The sun was shining pleasantly, a change from its maliciousness in the Congo basin, and, at a height of 5000 feet as we now were, everything felt noticeably fresher.
I got a lift into the town, found no message at the chief hotel, and the post office closed as some one had gone off with the key. And it started to rain. Feeling miserable, I considered how to spend the night, and soon had a bit more luck; I located a Mr. Smith of the Protestant Mission; although he had no accommodation to offer, he kindly took me to the Catholic Mission hostel where I found a room. So a cool, refreshing night followed with no need for air conditioning any more. 12 hours sleep.
Feb 27.
I woke to an auspicious start to a happy day. A 'family' breakfast for six in the hostel house -- ham and egg and home-made strawberry jam. The six were various mission workers and servants.
At 8 o'clock I did manage to get into the post office, where a LETTER FROM MARION was waiting for me. THEY WERE HERE ! That is to say, 15 miles away on a coffee plantation residing in their very own bungalow How they came to be there is explained in Marion's tale that follows.

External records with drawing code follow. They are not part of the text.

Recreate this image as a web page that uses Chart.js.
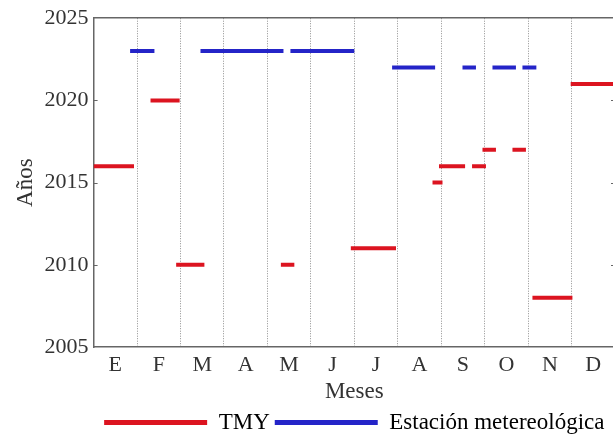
<!DOCTYPE html>
<html>
<head>
<meta charset="utf-8">
<script src="https://cdn.jsdelivr.net/npm/chart.js@4"></script>
<style>
  html, body { margin: 0; padding: 0; overflow: hidden; background: #fff; }
  #wrap { width: 620px; height: 435px; }
</style>
</head>
<body>
<div id="wrap"><canvas id="grafico" width="620" height="435"></canvas></div>
<script>
// Etiquetes dels mesos i anys de l'eix
const months = ['E', 'F', 'M', 'A', 'M', 'J', 'J', 'A', 'S', 'O', 'N', 'D'];
const yearTicks = [2005, 2010, 2015, 2020, 2025];

// TMY: trams (inici, final en mesos) i any seleccionat
const tmyStart = [0, 1.31, 1.90, 4.31, 5.92, 7.80, 7.95, 8.71, 8.95, 9.64, 10.10, 10.98];
const tmyEnd   = [0.93, 1.98, 2.55, 4.62, 6.96, 8.03, 8.55, 9.03, 9.26, 9.95, 11.02, 12];
const tmyYear  = [2016, 2020, 2010, 2010, 2011, 2015, 2016, 2016, 2017, 2017, 2008, 2021];

// Estació meteorològica
const estStart = [0.84, 2.46, 4.53, 6.87, 8.49, 9.18, 9.87];
const estEnd   = [1.40, 4.37, 6.00, 7.86, 8.80, 9.72, 10.19];
const estYear  = [2023, 2023, 2023, 2022, 2022, 2022, 2022];

const RED = '#dc1420';
const BLUE = '#2424c8';
const AXIS = '#666666';
const TEXT = '#333333';
const FONT = 'Liberation Serif';

// Construir punts amb buits entre trams
function toSegments(start, end, year) {
    const pts = [];
    start.forEach((s, i) => {
        pts.push({ x: s, y: year[i] });
        pts.push({ x: end[i], y: year[i] });
        pts.push({ x: end[i], y: null });
    });
    return pts;
}

// Petites marques cap a dins a l'eix Y (esquerra i dreta)
const innerTicks = {
    id: 'innerTicks',
    afterDraw(chart) {
        const { ctx, chartArea, scales } = chart;
        const y = scales.y;
        ctx.save();
        ctx.strokeStyle = AXIS;
        ctx.lineWidth = 1;
        y.ticks.forEach(t => {
            if (t.value === y.min || t.value === y.max) return;
            const py = Math.round(y.getPixelForValue(t.value)) + 0.5;
            ctx.beginPath();
            ctx.moveTo(chartArea.left, py);
            ctx.lineTo(chartArea.left + 4, py);
            ctx.moveTo(chartArea.right - 4, py);
            ctx.lineTo(chartArea.right, py);
            ctx.stroke();
        });
        ctx.restore();
    }
};

const lineBase = {
    borderWidth: 4,
    pointRadius: 0,
    pointHoverRadius: 0,
    borderCapStyle: 'butt',
    spanGaps: false,
    tension: 0
};

const ctx = document.getElementById('grafico').getContext('2d');
new Chart(ctx, {
    type: 'line',
    data: {
        datasets: [
            Object.assign({
                label: 'TMY',
                data: toSegments(tmyStart, tmyEnd, tmyYear),
                borderColor: RED,
                backgroundColor: RED
            }, lineBase),
            Object.assign({
                label: 'Estación metereológica',
                data: toSegments(estStart, estEnd, estYear),
                borderColor: BLUE,
                backgroundColor: BLUE
            }, lineBase)
        ]
    },
    plugins: [innerTicks],
    options: {
        responsive: false,
        animation: false,
        layout: { padding: { top: 15, left: 12, right: 4, bottom: -9 } },
        plugins: {
            tooltip: { enabled: false },
            legend: {
                position: 'bottom',
                fullSize: false,
                labels: {
                    boxWidth: 103,
                    boxHeight: 5,
                    padding: 5,
                    color: TEXT,
                    font: { family: FONT, size: 23 },
                    generateLabels: (chart) => chart.data.datasets.map((ds, i) => ({
                        text: ds.label,
                        fillStyle: ds.borderColor,
                        strokeStyle: ds.borderColor,
                        lineWidth: 0,
                        hidden: false,
                        datasetIndex: i
                    }))
                }
            }
        },
        scales: {
            x: {
                type: 'linear',
                position: 'bottom',
                min: 0,
                max: 12,
                title: {
                    display: true,
                    text: 'Meses',
                    color: TEXT,
                    font: { family: FONT, size: 23 },
                    padding: { top: -5, bottom: 0 }
                },
                ticks: {
                    stepSize: 0.5,
                    autoSkip: false,
                    maxRotation: 0,
                    padding: 5,
                    color: TEXT,
                    font: { family: FONT, size: 22 },
                    callback: (v) => (v % 1 === 0.5 ? months[Math.floor(v)] : '')
                },
                grid: {
                    drawTicks: false,
                    lineWidth: 1,
                    color: (c) => {
                        const v = c.tick ? c.tick.value : 0;
                        return (v % 1 === 0 && v > 0 && v < 12) ? '#8f8f8f' : 'rgba(0,0,0,0)';
                    }
                },
                border: { display: true, color: AXIS, width: 1.5, dash: [1, 1.5] }
            },
            x2: {
                type: 'linear',
                position: 'top',
                min: 0,
                max: 12,
                ticks: { display: false },
                grid: { display: false, drawTicks: false },
                border: { display: true, color: AXIS, width: 1.5 }
            },
            y: {
                type: 'linear',
                position: 'left',
                min: 2005,
                max: 2025,
                afterBuildTicks: (scale) => { scale.ticks = yearTicks.map(v => ({ value: v })); },
                title: {
                    display: true,
                    text: 'Años',
                    color: TEXT,
                    font: { family: FONT, size: 23 },
                    padding: { top: 0, bottom: 0 }
                },
                ticks: {
                    padding: 5,
                    color: TEXT,
                    font: { family: FONT, size: 22 },
                    callback: (v) => String(v)
                },
                grid: { display: false, drawTicks: false },
                border: { display: true, color: AXIS, width: 1.5 }
            },
            y2: {
                type: 'linear',
                position: 'right',
                min: 2005,
                max: 2025,
                ticks: { display: false },
                grid: { display: false, drawTicks: false },
                border: { display: true, color: AXIS, width: 1.5 }
            }
        }
    }
});
</script>
</body>
</html>
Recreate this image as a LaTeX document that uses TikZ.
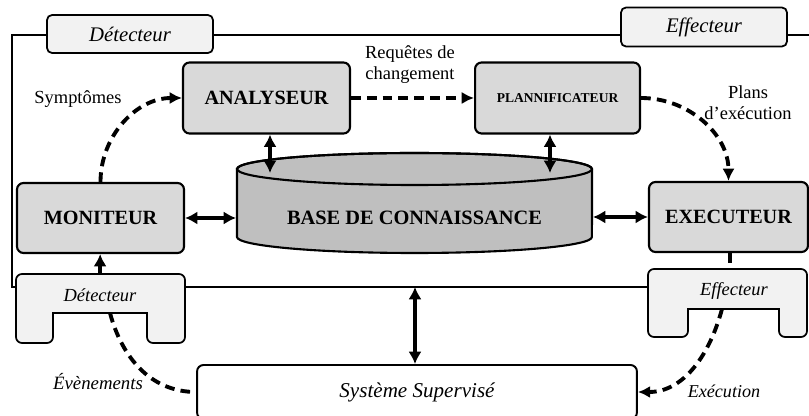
\documentclass[tikz,border=0pt]{standalone}
\usepackage{fontspec}
\setmainfont{Liberation Serif}
\usetikzlibrary{arrows.meta,positioning}

\begin{document}
\begin{tikzpicture}[x=0.02cm, y=0.02cm, node distance=0.4cm and 0.4cm,
    box/.style={draw, line width=1.2pt, rounded corners=0.13cm, fill=black!15, font=\fontsize{11.5}{13}\selectfont\bfseries},
    sensor/.style={draw, line width=1pt, rounded corners=0.1cm, fill=black!5, font=\fontsize{11.8}{14}\selectfont\itshape},
    link/.style={line width=2.1pt, {Latex[length=7pt,width=7.5pt]}-{Latex[length=7pt,width=7.5pt]}},
    flow/.style={line width=2.2pt, dash pattern=on 5.5pt off 3.5pt},
    tip/.style={-{Latex[length=7pt,width=7pt]}},
    lbl/.style={align=center, font=\fontsize{10.5}{12}\selectfont}]
      \useasboundingbox (0,0) rectangle (809,416);
      \clip (0,0) rectangle (809,416);

      % frame of the managed element
      \draw[line width=0.7pt] (809,381) -- (12,381) -- (12,129) -- (648,129);

      \node[sensor, minimum width=3.32cm, minimum height=0.76cm] (dett) at (130,382) {Détecteur};
      \node[sensor, minimum width=3.32cm, minimum height=0.78cm] (efft) at (704,389) {Effecteur};

      \node[box, minimum width=3.34cm, minimum height=1.42cm] (ana) at (266.5,318) {ANALYSEUR};
      \node[box, minimum width=3.3cm, minimum height=1.42cm, font=\fontsize{7.7}{9}\selectfont\bfseries] (plan) [right=2.46cm of ana] {PLANNIFICATEUR};
      \node[box, minimum width=3.34cm, minimum height=1.4cm] (mon) at (100.5,198) {MONITEUR};
      \node[box, minimum width=3.18cm, minimum height=1.4cm] (exe) at (728.5,199) {EXECUTEUR};

      % knowledge base
      \filldraw[line width=1.2pt, fill=black!25] (237,247) -- (237,179)
        arc[start angle=180, end angle=360, x radius=3.55cm, y radius=0.32cm] -- (592,247)
        arc[start angle=0, end angle=180, x radius=3.55cm, y radius=0.32cm] -- cycle;
      \draw[line width=1.2pt] (414.5,247) ellipse [x radius=3.55cm, y radius=0.32cm];
      \node[font=\fontsize{11.6}{13}\selectfont\bfseries] (base) at (414.5,198) {BASE DE CONNAISSANCE};
      \coordinate (base-w) at (236,198);
      \coordinate (base-e) at (593,199);
      \coordinate (base-a) at (270,243);
      \coordinate (base-p) at (550,243);

      % sensor and effector of the managed system
      \filldraw[line width=1pt, fill=black!5] (16,142) [rounded corners=0.12cm] -- (185,142) -- (185,73) -- (147,73)
        [sharp corners] -- (147,103) -- (53,103) [rounded corners=0.12cm] -- (53,73) -- (16,73) -- cycle;
      \node[font=\fontsize{10.5}{12}\selectfont\itshape] (detb) at (100,121) {Détecteur};
      \coordinate (detb-in) at (100,142);
      \coordinate (detb-out) at (110,103);

      \filldraw[line width=1pt, fill=black!5] (648,147) [rounded corners=0.12cm] -- (807,147) -- (807,79) -- (779,79)
        [sharp corners] -- (779,107) -- (688,107) [rounded corners=0.12cm] -- (688,79) -- (648,79) -- cycle;
      \node[font=\fontsize{10.5}{12}\selectfont\itshape] (effb) at (734,125) {Effecteur};
      \coordinate (effb-in) at (730,147);
      \coordinate (effb-out) at (722,107);

      \node[draw, line width=1.1pt, rounded corners=0.13cm, minimum width=8.8cm, minimum height=1.08cm,
        font=\fontsize{12}{14}\selectfont\itshape] (sys) at (417,24) {Système Supervisé};
      \coordinate (bus) at (415,129);

      \node[lbl] (sym) at (78,317) {Symptômes};
      \node[lbl] (req) at (410,351.5) {Requêtes de\\changement};
      \node[lbl] (pla) at (748,313) {Plans\\d’exécution};
      \node[lbl, font=\fontsize{10.7}{12}\selectfont\itshape] (evt) at (98,34) {Évènements};
      \node[lbl, font=\fontsize{10.3}{12}\selectfont\itshape] (exc) at (724,25) {Exécution};

      \draw[link] (mon) -- (base-w);
      \draw[link] (base-e) -- (exe);
      \draw[link] (base-a |- ana.south) -- (base-a);
      \draw[link] (base-p |- plan.south) -- (base-p);
      \draw[link] (bus) -- (bus |- sys.north);
      \draw[line width=2.1pt, -{Latex[length=7pt,width=7.5pt]}] (detb-in) -- (mon);

      \draw[flow, tip] (mon.north) to[out=90, in=180] (ana.west);
      \draw[flow, tip] (ana) -- (plan);
      \draw[flow, tip] (plan.east) to[out=0, in=90] (exe.north);
      \draw[flow] (effb-in |- exe.south) -- (effb-in);
      \draw[flow] (detb-out) to[out=-75, in=180] (sys.west);
      \draw[flow, tip] (effb-out) to[out=-105, in=0] (sys.east);
    \end{tikzpicture}
\end{document}
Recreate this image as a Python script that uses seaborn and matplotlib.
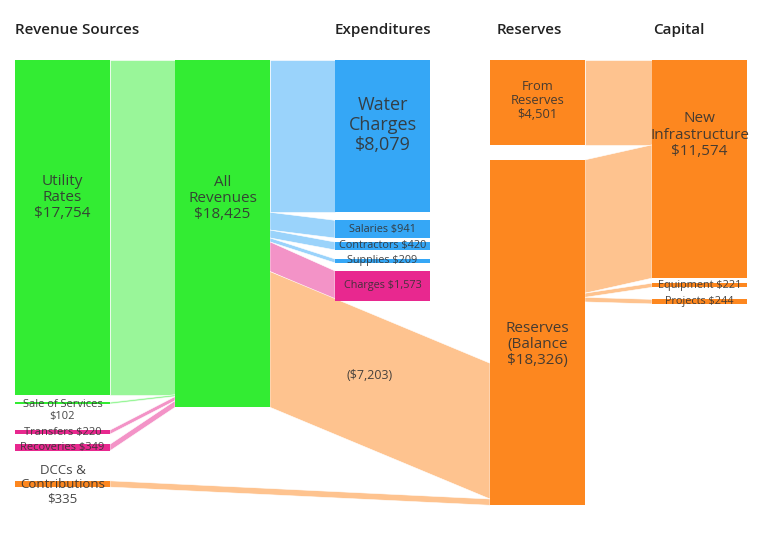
import numpy as np
import matplotlib
matplotlib.use('Agg')
import matplotlib.pyplot as plt
from matplotlib.colors import to_rgb
from matplotlib.patches import Rectangle, Polygon
import seaborn as sns

sns.set_theme(style='white')
plt.rcParams['font.family'] = ['Open Sans', 'DejaVu Sans']

# Datos: nodos
node_names = ['Utility Rates', 'Sale of Services', 'Transfers', 'Recoveries', 'DCCs & Contributions',
              'All Revenues',
              'Water Charges', 'Salaries', 'Contractors', 'Supplies', 'Charges',
              'From Reserves', 'Reserves Balance',
              'New Infrastructure', 'Equipment', 'Projects']
node_values = [17754, 102, 220, 349, 335,
               18425,
               8079, 941, 420, 209, 1573,
               4501, 18326,
               11574, 221, 244]
node_label_fmt = ['Utility\nRates\n${:,}', 'Sale of Services\n${:,}', 'Transfers ${:,}', 'Recoveries ${:,}',
                  'DCCs &\nContributions\n${:,}',
                  'All\nRevenues\n${:,}',
                  'Water\nCharges\n${:,}', 'Salaries ${:,}', 'Contractors ${:,}', 'Supplies ${:,}', 'Charges ${:,}',
                  'From\nReserves\n${:,}', 'Reserves\n(Balance\n${:,})',
                  'New\nInfrastructure\n${:,}', 'Equipment ${:,}', 'Projects ${:,}']
node_column = [0, 0, 0, 0, 0, 1, 2, 2, 2, 2, 2, 3, 3, 4, 4, 4]
column_titles = ['Revenue Sources', '', 'Expenditures', 'Reserves', 'Capital']

# Datos: flujos
link_source = ['Utility Rates', 'Sale of Services', 'Transfers', 'Recoveries',
               'All Revenues', 'All Revenues', 'All Revenues', 'All Revenues', 'All Revenues', 'All Revenues',
               'DCCs & Contributions',
               'From Reserves', 'Reserves Balance', 'Reserves Balance', 'Reserves Balance']
link_target = ['All Revenues', 'All Revenues', 'All Revenues', 'All Revenues',
               'Water Charges', 'Salaries', 'Contractors', 'Supplies', 'Charges', 'Reserves Balance',
               'Reserves Balance',
               'New Infrastructure', 'New Infrastructure', 'Equipment', 'Projects']
link_values = [17754, 102, 220, 349,
               8079, 941, 420, 209, 1573, 7203,
               335,
               4501, 7073, 221, 244]
link_labels = ['', '', '', '', '', '', '', '', '', '(${:,})', '', '', '', '', '']

# Estilo y disposicion
palette = {'green': '#33ec33', 'blue': '#35a7f6', 'pink': '#e8288f', 'orange': '#fd871f'}
node_colour = ['green', 'green', 'pink', 'pink', 'orange', 'green',
               'blue', 'blue', 'blue', 'blue', 'pink', 'orange', 'orange', 'orange', 'orange', 'orange']
link_colour = ['green', 'green', 'pink', 'pink', 'blue', 'blue', 'blue', 'blue', 'pink', 'orange',
               'orange', 'orange', 'orange', 'orange', 'orange']
gap_px = [0, 7.5, 26, 10, 30, 0, 0, 8, 4, 9, 8, 0, 15, 0, 5, 12]
in_align = {'Reserves Balance': 'bottom'}
label_dy = [-30, 7, 0, 0, 1, -35, -11, 0, 0, 0, 0, -2, 12, -34, 0, 0]
label_size = [11, 8, 8, 8, 9.5, 11, 13, 7.8, 7.8, 7.8, 7.8, 9.3, 11, 11, 7.8, 7.8]
label_spacing = [1.1, 1.15, 1, 1, 1.15, 1.1, 1.15, 1, 1, 1, 1, 1.1, 1.1, 1.1, 1, 1]
col_x = [15, 175, 335, 490, 652]
title_x = [15, 175, 335, 497, 653]
node_w = 95
s = 0.01885  # px por dolar
top_px = 60

def light(c):
    return tuple(np.array(to_rgb(c)) * 0.5 + 0.5)

fig = plt.figure(figsize=(7.68, 5.38), dpi=100)
ax = fig.add_axes([0, 0, 1, 1])
ax.set_xlim(0, 768)
ax.set_ylim((538 - top_px) / s, -top_px / s)
ax.axis('off')

# Posicion de nodos
idx = {n: i for i, n in enumerate(node_names)}
node_y = np.zeros(len(node_names))
cursor = {}
for i, v in enumerate(node_values):
    c = node_column[i]
    y = cursor.get(c, 0) + gap_px[i] / s
    node_y[i] = y
    cursor[c] = y + v

out_off = {n: 0.0 for n in node_names}
in_off = {}
for n in node_names:
    total_in = sum(v for t, v in zip(link_target, link_values) if t == n)
    in_off[n] = node_values[idx[n]] - total_in if in_align.get(n) == 'bottom' else 0.0

# Flujos
for k in range(len(link_values)):
    a, b, v = idx[link_source[k]], idx[link_target[k]], link_values[k]
    x0 = col_x[node_column[a]] + node_w
    x1 = col_x[node_column[b]]
    y0 = node_y[a] + out_off[link_source[k]]
    y1 = node_y[b] + in_off[link_target[k]]
    out_off[link_source[k]] += v
    in_off[link_target[k]] += v
    ax.add_patch(Polygon([(x0, y0), (x1, y1), (x1, y1 + v), (x0, y0 + v)], closed=True,
                         facecolor=light(palette[link_colour[k]]), edgecolor='white', lw=0.4, zorder=1))
    if link_labels[k]:
        ax.text((x0 + x1) / 2 - 10, (y0 + y1 + v) / 2 - 10 / s, link_labels[k].format(v),
                ha='center', va='center', fontsize=9, color='#333333', alpha=0.9, zorder=4)

# Nodos
for i, v in enumerate(node_values):
    x = col_x[node_column[i]]
    ax.add_patch(Rectangle((x, node_y[i]), node_w, v, facecolor=palette[node_colour[i]],
                           edgecolor='none', zorder=2))
    ax.text(x + node_w / 2, node_y[i] + v / 2 + label_dy[i] / s, node_label_fmt[i].format(v),
            ha='center', va='center', fontsize=label_size[i], color='#333333', alpha=0.9,
            linespacing=label_spacing[i], zorder=4)

# Titulos de columnas
for x, t in zip(title_x, column_titles):
    if t:
        ax.text(x, -30 / s, t, ha='left', va='center', fontsize=11, fontweight='semibold', color='#222222')

fig.savefig('out.png', dpi=100)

The letter instructed me how to get in touch with them, by phoning Mr. Kostatt, the Greek Cypriot plantation owner, meeting him in the town and being driven out to his house among the coffee trees. There beside it stood a Dodge M43 ambulance. I was nearly home. A 'boy' took my luggage and led me down a narrow path to a bungalow From the bungalow came familiar sounds, Peter, Jennifer and Timothy sounds, and there were the whole family just finishing lunch in the dining room. I was home. Reunion. Lunchtime.